Reliability and validity of chronic pain scales in adults with adverse childhood experiences
Deborah L. Helitzer, Cristina Murray-Krezan, David A. Graeber, Joanna G. Katzman, Daniel Duhigg, Robert L. Rhyne
Background: Chronic non-cancer pain (CNCP) affects millions of people and is a leading cause of disability. The progression of chronic pain is closely tied to anxiety and depression but less is known about the relationship between chronic pain and adverse childhood experiences (ACE). Two commonly used pain assessments, the short form-McGill pain questionnaire-2 (McGill) and the brief pain inventory short form (BPI), have been validated in populations with CNCP patients but have not been validated in populations of CNCP patients with ACE. In addition, we wanted to assess the test-retest reliability and internal consistency of the Brief Adverse Childhood Events Survey (BRACES), an original instrument developed by the authors, with CNCP patients. Methods: This study enrolled 123 patients with CNCP from an academic multidisciplinary pain clinic at the Clinical Trials Unit of our Clinical and Translational Science Center. ACE was not inclusion criteria. All patients had one of five CNCP pain diagnoses. We administered the three instruments twice, separated by 2 weeks. The analysis compared psychometric properties of the instruments in patients who had ACE and those who did not. Results: There was significant correlation of the scores between the two participant visits (r = 0.68, 0.85) and internal consistency was high (Cronbach-α = 0.68, 0.85).

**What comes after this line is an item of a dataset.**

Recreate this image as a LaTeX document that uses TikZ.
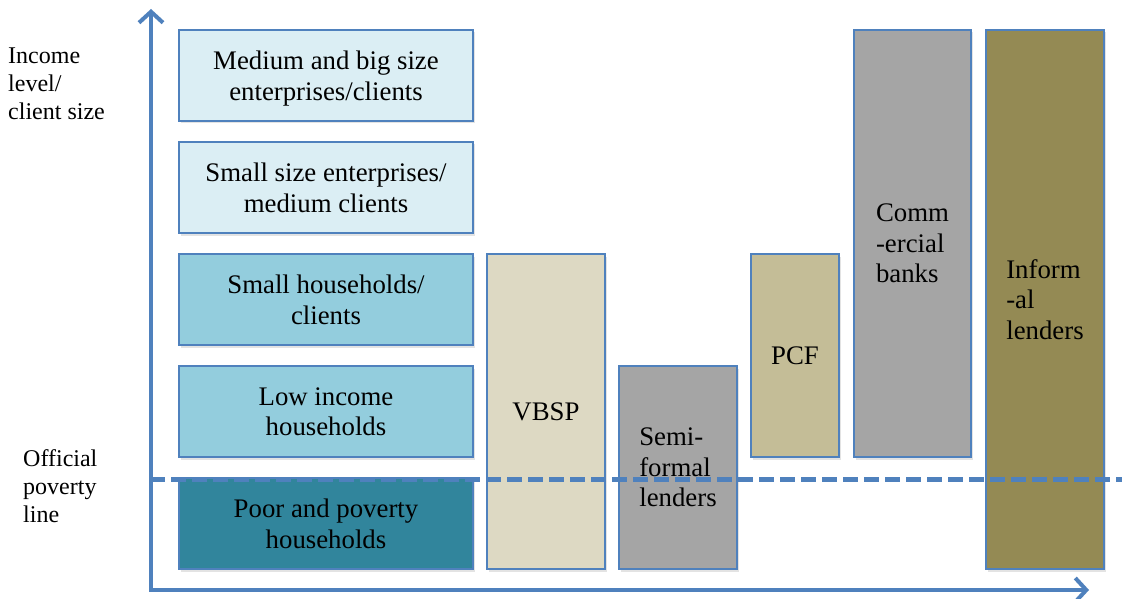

Around 70% of the study participants endorsed one or more categories of ACE, and 30% of study participants endorsed four to six ACE categories. Agreement between visits for reported ACE categories was high (κ = 0.72, 0.85). Demographic and pain characteristics were not different between patients reporting ACE and those who did not. Conclusions: The McGill, BPI, and BRACES instruments were reliable and internally consistent in both populations. They also appear to be useful in evaluating the relationship between the quality (McGill), severity and interference (BPI) of CNCP in individuals with a history of ACE. Future research studying the relationship between ACE and chronic pain syndromes in adults can confidently utilize these instruments to help understand the role that ACE may play in the course of chronic pain and potential treatments.